Trying to help a small community...

Hey All,

Been lurking for quite some time, but this is my first post… Basically, I have plenty of LAN experience, and quite a bit of WLAN experience. What I haven’t ever done is deal much with WAN and multiple public IP addresses.

Myself and one other person are looking to help a small community school, volunteer fire department, etc obtain broadband. We are going to form a non-profit/co-op and build a wireless network from Ubiquiti gear to get access to the locations we need it. I plan on using Mikrotik routers throughout the network. No issues there at all.

My issue is that I have limited WAN experience. If I get issued a block of IP’s from my service provider, how do I setup the Mikrotiks to pass those public IP’s out to each location just as a normal ISP would do? I plan on having one router at the edge of the network attached to the providers gear, then a couple towers each with a router. So, I am going to need to pass multiple public IP addresses through at least two routers to get it to the customer. Obviously this is done everyday by every ISP in the world. I need some instruction, or better yet, some links to places where I can educate myself about how to do this correctly.

Any help is appreciated…

Thanks…

No offense but when someone says they have ‘plenty of LAN experience’ I would assume this includes an understanding of subnets and routing. Private or public IPs, routing doesn’t change. You’re asking a pretty basic networking question for someone wanting to step into the role of a service provider. To answer your question though, you subnet your public IPs and route them like any other. What you do at the border to handle routing with your provider is up to them.

Again I don’t mean to offend, I’m just being honest and to the point about knowledge you need that will make your like a whole lot easier in the future. I’d advise you to grab Cisco’s ICND 1 & 2 books and study them then look at their network design books. Network Warrior by Gary A. Donahue is also an excellent book to read as it covers a lot of practical knowledge.

Good network design and planning in the beginning will save you a lot of headaches later if you decide to expand.

If not, hire a consultant. Poor design may slip by on a small network but when traffic and size increases so will problems.

MCT,

No offense taken.

I do have plenty of LAN experience, and I’m experienced with subnets and routing. As I stated, I don’t have experience routing multiple public IP’s, so I was merely asking if this is done differently than routing private IP’s. I’ve not been a service provider and was just wanting to make sure I wasn’t going to be missing something before embarking on this project.

Honestly, it will be good for me to go through those books anyways. I spend a lot of my time managing servers and workstations, changing routing schemes isn’t something that needs to happen at my current job on a regular basis. So I will take your advice and get those books just because it’s been years since I’ve done any serious routing or studied it in school.

I’ve worked in small businesses my entire life. A couple of LAN segments and a single Public IP is really simple, and in the long run isn’t challenging to the point where you have to think about routing many public IP’s to many different places, so I guess that’s why I asked my question.
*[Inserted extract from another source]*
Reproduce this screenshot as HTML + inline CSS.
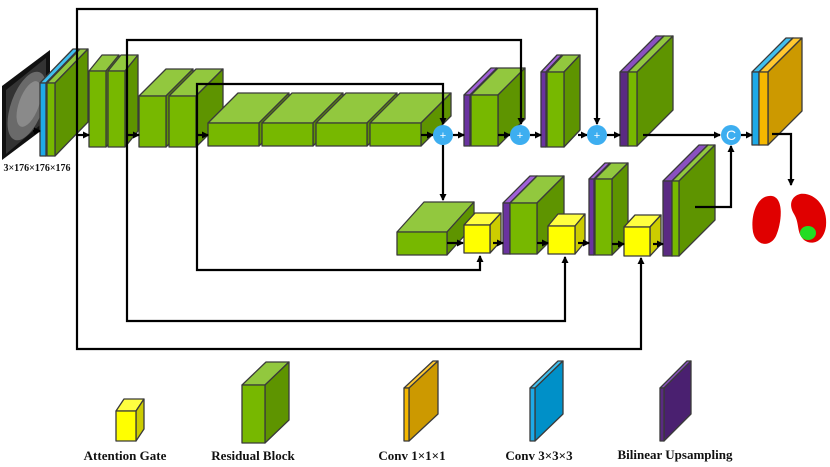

Also, just because something is done one particular way in LAN routing doesn’t necessarily mean it’s done that way in WAN routing and/or an ISP type of situation. Those were the main reasons for my question.

I do appreciate your honest answers. Perhaps since I haven’t had to do it all that often I just don’t have any confidence in my routing skills. Either way, I will pick up those books and go through them. It’s not a big deal, this project will take some time to get off the ground anyways, as anything always does when waiting for CITY/COUNTY governments to do something.

Jason

MCT is correct in that this is really no different than private IP management. Operationally the only difference I often see between the two is that there is often an over provisioning of private address space (/24 for 30 customers, or /20 for 500) compared to public address management.

To answer your question, first thing you need to do is ask for a routed subnet. Have your provide route you your public subnet over a /30 or /31 point-to-point. This will allow you to utilize those IPs behind your edge router.

Second, you need to decide how you want to hand off those IPs to your customers. If your upstream allocates you anywhere between a /29 or /26 then I would recommend you distribute public IPs to customers via PPPoE as it gives you more granular control of address distribution, and thus lets you utilize only what you need; no waste of address space. If they allocate you a /25 or greater then you could get away with routing each customer a /29 or so. That should probably be sufficient for most needs.

I plan on having one router at the edge of the network attached to the providers gear, then a couple towers each with a router. So, I am going to need to pass multiple public IP addresses through at least two routers to get it to the customer. Obviously this is done everyday by every ISP in the world. I need some instruction, or better yet, some links to places where I can educate myself about how to do this correctly.

This could be dealt with one of two ways IMO. If the routers are daisy chained together (ie.edge → router1 → router 2 → customer) then you could provision a /31 between each router, and hand off a /29 to the customer over a /30 or /31. This is a bit wasteful, so your other option is to use private IPs for your internal network and tunnel the public traffic to the edge via EoIP, GRE, or VPLS. You conserve address space while still providing public IPs to the customer.

In the end, either way gets the job done so the decision is up to you.